Lately, there has been much talk about the PAP calling a General Election soon. In light of this matter, I think it is important to once more discuss the issue of the age of suffrage. As a youth, I personally think that the current voting age at twenty-one is too high and should be lowered, perhaps to around eighteen years of age, as it typically is in other polities.
The Scottish independence referendum saw people as young as sixteen years old playing a part in deciding the future of their nation, clearly showing that youths are recognised as having adequate acumen to make such a choice of historical import. Moreover, Eighteen-year-olds are recognised by law as being able to wield significant autonomy and responsibility over themselves.

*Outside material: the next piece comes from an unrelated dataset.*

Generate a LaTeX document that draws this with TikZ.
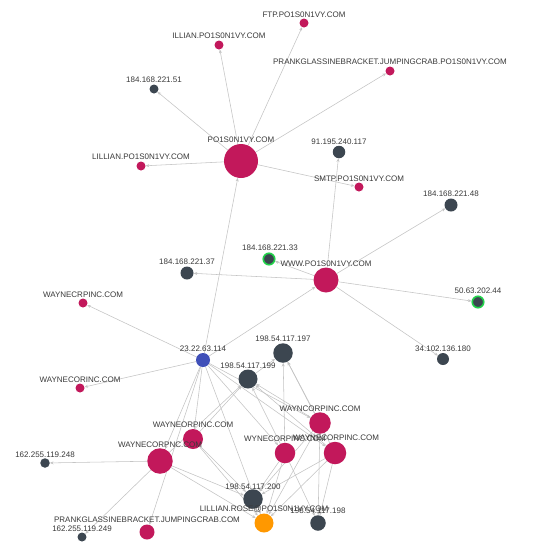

Under Singapore statutes, an eighteen-year-old has the autonomy to learn to drive, consume alcohol, smoke tobacco, have sexual relations legally and even marry. In 2008, those under eighteen were even given the power to contract in their own name.
Furthermore, it is at the age of 18 where individuals who commit capital crimes are liable for the death penalty as opposed to being detained at the president’s pleasure. They are also liable for full judicial caning with a maximum of 24 strokes rather than a modified version with a maximum of 10 strokes for younger individuals.
It stands to logic, therefore, that an individual at this age is regarded by law to have sufficient maturity to have a greater autonomy and responsibility over himself. Seeing that this is the case, why is it that youths are not considered mature enough for the vote?
The Ministry of Law’s answer in 2008 was that adulthood was that at twenty-one years of age, youths would be in a better position to vote as they would have undergone National Service or have had some experience in the workplace with which to help them make a more informed decision.
I respectfully disagree that their absence constitutes the inability to make an informed and considered judgement. In order to exercise the right to vote, one only needs to be mature enough to understand issues of national importance and make a fair decision. Vesting considerable rights in youth at the age of eighteen recognises this fact. Whether a youth has undergone work or National Service experience has no bearing on whether he has sufficient capability to do this. This is hence no barrier in giving youths the vote.
Youths are also becoming increasingly aware of socio-economic and political issues, joining civil society movements and participating more actively in social discourse. The 2011 General Election showed accounts of youths taking a much stronger interest in politics. Young people have begun participating in civil discourse by attending the increasing number of forums and events, as well as starting various civil society groups to make a difference in society. This proves that youths are engaged and interested enough to be included in the voting process. Considering the vibrancy and initiative of youths, it is a pity that our voices are not considered in deciding Singapore’s future.
A lower age of suffrage will also allow for greater focus to be placed on youth issues (e.g. education). By increasing the vote share of young people, politicians will have a greater incentive to have a dialogue on youth issues, enabling more improvement in this area. This also means that youths, as the direct beneficiaries of these policies, will be able to hold politicians to greater account, giving young people greater influence and voice to shape policies, hence making national discourse more representative of the Singapore population.
Singapore’s youth have become more politically aware and engaged with social issues. We are, I feel, more than mature enough to undertake the important right and responsibility of suffrage. I hope that in 2016, I will have the opportunity to step up to the ballot box alongside my fellow young people to help decide the future of this country that we love.